- _Exercise details_
Please print exactly the lines below, from the start of the material up to and including the line with "placement = [1, 2, 3, 4, 5, 6, 7, 8, 9, 10]", but none of the pictures.

- _Supplied material_
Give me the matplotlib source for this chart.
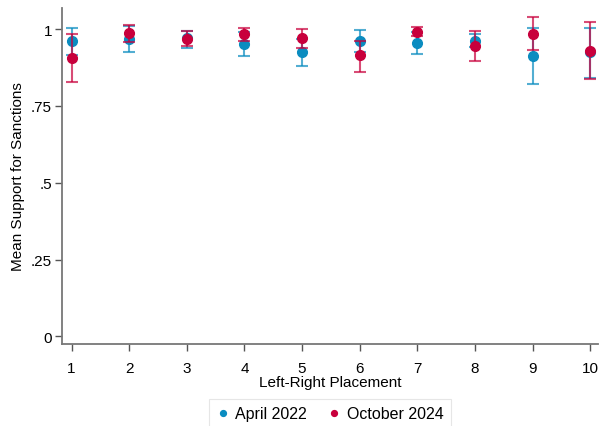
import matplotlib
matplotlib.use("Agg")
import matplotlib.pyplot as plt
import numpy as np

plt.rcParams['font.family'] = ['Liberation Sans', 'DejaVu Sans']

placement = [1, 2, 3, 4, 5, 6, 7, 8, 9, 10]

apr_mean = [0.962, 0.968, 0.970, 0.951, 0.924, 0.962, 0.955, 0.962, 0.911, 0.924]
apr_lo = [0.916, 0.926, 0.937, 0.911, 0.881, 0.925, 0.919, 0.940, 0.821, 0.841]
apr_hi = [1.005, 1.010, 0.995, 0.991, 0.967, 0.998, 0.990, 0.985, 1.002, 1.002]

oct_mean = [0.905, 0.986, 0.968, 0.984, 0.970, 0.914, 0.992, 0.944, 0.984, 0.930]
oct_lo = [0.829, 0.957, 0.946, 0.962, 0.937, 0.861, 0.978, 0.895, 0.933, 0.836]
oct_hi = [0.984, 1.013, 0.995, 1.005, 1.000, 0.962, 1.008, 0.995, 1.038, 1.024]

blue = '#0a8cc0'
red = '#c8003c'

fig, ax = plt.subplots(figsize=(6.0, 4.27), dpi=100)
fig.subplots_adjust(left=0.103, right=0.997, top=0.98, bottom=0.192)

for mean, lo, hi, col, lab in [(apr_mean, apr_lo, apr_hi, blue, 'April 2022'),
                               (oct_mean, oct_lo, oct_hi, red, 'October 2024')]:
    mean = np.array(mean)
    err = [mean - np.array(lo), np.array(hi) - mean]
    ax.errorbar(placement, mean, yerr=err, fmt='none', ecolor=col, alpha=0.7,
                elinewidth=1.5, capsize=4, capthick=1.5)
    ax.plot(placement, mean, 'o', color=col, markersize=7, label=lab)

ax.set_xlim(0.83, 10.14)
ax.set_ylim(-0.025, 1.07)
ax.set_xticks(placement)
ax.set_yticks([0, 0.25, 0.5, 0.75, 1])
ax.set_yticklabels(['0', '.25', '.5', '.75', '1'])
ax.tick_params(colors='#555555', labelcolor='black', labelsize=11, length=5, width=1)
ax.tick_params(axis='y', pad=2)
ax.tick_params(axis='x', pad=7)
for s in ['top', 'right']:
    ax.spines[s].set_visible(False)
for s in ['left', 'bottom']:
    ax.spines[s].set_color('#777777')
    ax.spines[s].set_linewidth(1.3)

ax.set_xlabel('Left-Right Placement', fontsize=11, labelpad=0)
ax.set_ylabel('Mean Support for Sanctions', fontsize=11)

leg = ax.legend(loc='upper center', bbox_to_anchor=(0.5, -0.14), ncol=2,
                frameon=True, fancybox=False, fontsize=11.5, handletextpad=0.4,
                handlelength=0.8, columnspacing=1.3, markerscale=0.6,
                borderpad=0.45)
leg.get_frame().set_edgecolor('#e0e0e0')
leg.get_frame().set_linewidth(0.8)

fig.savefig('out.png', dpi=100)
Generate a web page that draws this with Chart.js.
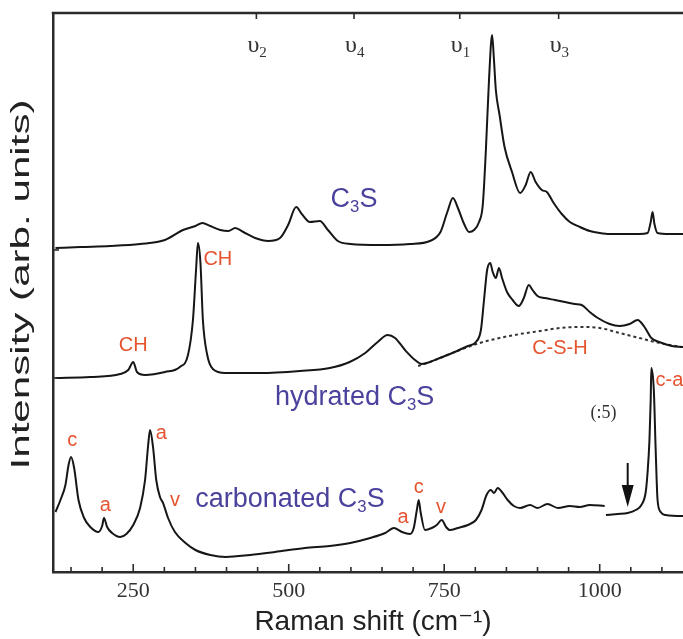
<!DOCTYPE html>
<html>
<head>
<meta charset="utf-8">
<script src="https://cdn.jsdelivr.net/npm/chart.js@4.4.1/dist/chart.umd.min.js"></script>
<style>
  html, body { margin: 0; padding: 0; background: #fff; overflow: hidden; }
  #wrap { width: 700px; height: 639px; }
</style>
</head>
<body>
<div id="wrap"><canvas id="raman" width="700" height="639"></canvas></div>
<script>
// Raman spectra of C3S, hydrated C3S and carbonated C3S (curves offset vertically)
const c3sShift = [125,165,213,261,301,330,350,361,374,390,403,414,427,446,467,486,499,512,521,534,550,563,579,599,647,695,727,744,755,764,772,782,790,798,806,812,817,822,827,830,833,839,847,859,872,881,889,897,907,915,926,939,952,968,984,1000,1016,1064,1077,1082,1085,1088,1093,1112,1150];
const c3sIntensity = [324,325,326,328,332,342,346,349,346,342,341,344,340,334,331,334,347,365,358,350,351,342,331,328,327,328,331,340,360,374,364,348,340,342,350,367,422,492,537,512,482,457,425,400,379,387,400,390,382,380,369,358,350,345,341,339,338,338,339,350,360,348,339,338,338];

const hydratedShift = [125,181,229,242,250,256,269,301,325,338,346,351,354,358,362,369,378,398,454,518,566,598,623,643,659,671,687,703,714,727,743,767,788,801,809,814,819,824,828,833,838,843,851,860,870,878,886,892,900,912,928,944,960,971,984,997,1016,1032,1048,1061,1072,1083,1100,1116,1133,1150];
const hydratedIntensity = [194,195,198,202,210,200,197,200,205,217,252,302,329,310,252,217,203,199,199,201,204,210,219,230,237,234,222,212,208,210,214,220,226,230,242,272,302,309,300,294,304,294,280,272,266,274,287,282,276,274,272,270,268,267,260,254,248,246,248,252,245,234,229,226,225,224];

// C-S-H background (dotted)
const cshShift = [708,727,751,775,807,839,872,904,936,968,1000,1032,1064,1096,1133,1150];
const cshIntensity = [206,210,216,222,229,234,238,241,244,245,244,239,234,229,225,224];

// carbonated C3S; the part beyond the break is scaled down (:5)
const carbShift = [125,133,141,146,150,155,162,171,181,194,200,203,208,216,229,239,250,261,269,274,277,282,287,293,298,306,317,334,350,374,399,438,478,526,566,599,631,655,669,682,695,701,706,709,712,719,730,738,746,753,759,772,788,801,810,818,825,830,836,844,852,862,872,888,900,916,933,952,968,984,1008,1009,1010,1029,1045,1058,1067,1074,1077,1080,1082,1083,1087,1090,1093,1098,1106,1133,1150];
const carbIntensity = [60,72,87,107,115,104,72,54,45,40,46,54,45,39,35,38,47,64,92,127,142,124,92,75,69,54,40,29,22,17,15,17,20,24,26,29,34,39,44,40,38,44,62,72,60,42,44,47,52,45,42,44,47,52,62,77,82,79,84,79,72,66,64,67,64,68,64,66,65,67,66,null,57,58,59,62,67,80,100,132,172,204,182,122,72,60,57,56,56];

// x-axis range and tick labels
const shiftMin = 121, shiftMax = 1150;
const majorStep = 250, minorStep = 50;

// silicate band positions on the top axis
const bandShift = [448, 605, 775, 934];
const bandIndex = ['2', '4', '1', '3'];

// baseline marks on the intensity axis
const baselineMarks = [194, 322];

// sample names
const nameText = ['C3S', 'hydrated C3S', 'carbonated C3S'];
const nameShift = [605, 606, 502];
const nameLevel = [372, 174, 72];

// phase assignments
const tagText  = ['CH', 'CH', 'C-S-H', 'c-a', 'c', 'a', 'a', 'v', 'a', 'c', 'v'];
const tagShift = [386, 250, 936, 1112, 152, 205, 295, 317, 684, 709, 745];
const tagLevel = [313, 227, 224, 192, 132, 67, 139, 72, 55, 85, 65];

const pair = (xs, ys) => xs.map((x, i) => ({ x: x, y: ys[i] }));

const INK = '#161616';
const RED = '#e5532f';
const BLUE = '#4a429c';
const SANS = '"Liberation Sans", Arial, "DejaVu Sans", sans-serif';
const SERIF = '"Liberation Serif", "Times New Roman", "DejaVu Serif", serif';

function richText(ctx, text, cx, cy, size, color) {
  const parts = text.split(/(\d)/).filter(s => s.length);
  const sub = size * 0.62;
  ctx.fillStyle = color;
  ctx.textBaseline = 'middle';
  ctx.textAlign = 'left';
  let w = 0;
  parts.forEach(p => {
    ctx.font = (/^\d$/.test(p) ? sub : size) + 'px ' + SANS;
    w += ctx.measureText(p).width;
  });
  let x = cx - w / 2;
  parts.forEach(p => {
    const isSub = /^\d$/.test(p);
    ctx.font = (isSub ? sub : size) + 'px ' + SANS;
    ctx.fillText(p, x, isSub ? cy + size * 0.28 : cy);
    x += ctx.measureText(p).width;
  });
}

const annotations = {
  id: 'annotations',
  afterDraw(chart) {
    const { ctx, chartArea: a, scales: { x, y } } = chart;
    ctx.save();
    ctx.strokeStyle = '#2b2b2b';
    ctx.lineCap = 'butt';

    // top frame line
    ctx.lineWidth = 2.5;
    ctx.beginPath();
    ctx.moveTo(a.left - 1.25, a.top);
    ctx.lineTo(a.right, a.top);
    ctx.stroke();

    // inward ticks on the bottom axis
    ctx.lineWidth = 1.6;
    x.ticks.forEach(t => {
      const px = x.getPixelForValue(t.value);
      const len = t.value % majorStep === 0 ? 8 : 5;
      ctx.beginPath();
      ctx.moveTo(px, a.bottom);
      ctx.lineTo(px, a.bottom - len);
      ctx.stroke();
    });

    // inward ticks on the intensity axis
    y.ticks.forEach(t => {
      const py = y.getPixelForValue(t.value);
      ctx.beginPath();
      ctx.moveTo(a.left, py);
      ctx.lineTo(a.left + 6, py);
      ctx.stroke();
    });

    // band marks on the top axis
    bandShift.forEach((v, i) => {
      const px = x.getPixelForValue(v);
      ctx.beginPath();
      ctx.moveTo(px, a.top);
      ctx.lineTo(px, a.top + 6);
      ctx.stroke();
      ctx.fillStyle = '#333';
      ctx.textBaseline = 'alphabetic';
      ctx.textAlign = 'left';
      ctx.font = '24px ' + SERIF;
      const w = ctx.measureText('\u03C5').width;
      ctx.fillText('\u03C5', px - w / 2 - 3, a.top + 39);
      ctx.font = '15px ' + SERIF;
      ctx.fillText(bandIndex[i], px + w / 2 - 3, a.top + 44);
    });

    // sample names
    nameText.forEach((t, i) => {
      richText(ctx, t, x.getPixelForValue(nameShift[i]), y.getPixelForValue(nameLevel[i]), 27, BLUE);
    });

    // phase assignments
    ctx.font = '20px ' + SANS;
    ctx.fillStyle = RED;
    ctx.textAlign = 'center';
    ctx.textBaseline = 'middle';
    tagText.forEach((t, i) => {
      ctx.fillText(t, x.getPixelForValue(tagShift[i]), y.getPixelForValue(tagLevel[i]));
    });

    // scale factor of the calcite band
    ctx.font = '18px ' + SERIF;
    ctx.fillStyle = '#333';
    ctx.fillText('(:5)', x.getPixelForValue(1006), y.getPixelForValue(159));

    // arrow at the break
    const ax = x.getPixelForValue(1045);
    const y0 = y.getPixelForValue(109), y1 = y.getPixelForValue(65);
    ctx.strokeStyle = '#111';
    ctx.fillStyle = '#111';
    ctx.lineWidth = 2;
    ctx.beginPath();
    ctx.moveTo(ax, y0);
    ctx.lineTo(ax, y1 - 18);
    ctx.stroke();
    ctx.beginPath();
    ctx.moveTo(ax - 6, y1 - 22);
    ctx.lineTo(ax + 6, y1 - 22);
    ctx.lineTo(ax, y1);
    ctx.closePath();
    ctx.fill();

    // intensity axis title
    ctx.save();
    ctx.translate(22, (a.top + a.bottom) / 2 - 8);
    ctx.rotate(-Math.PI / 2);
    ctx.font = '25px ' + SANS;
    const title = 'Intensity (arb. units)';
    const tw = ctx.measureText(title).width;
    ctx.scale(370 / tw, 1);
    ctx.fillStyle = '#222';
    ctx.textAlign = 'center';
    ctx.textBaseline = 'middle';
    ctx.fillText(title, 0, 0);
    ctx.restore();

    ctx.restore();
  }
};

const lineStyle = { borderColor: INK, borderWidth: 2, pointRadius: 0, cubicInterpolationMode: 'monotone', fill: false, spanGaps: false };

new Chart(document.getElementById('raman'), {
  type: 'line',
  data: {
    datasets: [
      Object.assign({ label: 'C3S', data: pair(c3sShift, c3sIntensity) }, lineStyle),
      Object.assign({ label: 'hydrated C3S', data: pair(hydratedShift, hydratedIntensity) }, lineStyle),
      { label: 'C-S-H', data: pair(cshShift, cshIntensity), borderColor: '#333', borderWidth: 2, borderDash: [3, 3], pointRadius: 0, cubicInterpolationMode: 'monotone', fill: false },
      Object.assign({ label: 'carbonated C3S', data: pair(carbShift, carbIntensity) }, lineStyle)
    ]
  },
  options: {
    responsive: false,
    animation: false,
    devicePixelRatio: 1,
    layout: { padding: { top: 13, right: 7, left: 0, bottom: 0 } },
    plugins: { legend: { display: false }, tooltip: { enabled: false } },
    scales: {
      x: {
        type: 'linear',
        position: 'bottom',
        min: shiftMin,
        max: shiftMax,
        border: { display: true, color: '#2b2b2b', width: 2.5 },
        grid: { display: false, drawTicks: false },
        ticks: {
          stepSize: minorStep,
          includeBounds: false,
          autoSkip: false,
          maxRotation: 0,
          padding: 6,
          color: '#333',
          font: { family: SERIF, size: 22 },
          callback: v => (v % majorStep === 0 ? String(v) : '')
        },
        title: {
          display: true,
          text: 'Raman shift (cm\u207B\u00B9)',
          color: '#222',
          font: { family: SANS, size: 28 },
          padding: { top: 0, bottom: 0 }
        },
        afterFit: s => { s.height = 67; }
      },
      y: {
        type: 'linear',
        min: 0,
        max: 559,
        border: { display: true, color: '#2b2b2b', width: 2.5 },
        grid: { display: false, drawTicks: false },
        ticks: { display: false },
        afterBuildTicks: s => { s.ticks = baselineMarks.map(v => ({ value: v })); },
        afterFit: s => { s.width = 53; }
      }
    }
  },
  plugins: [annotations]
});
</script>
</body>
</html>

- _Final answer_
Give me the matplotlib source for this chart.
import matplotlib
matplotlib.use("Agg")
import matplotlib.pyplot as plt
import numpy as np

plt.rcParams['font.family'] = ['Liberation Sans', 'DejaVu Sans']

placement = [1, 2, 3, 4, 5, 6, 7, 8, 9, 10]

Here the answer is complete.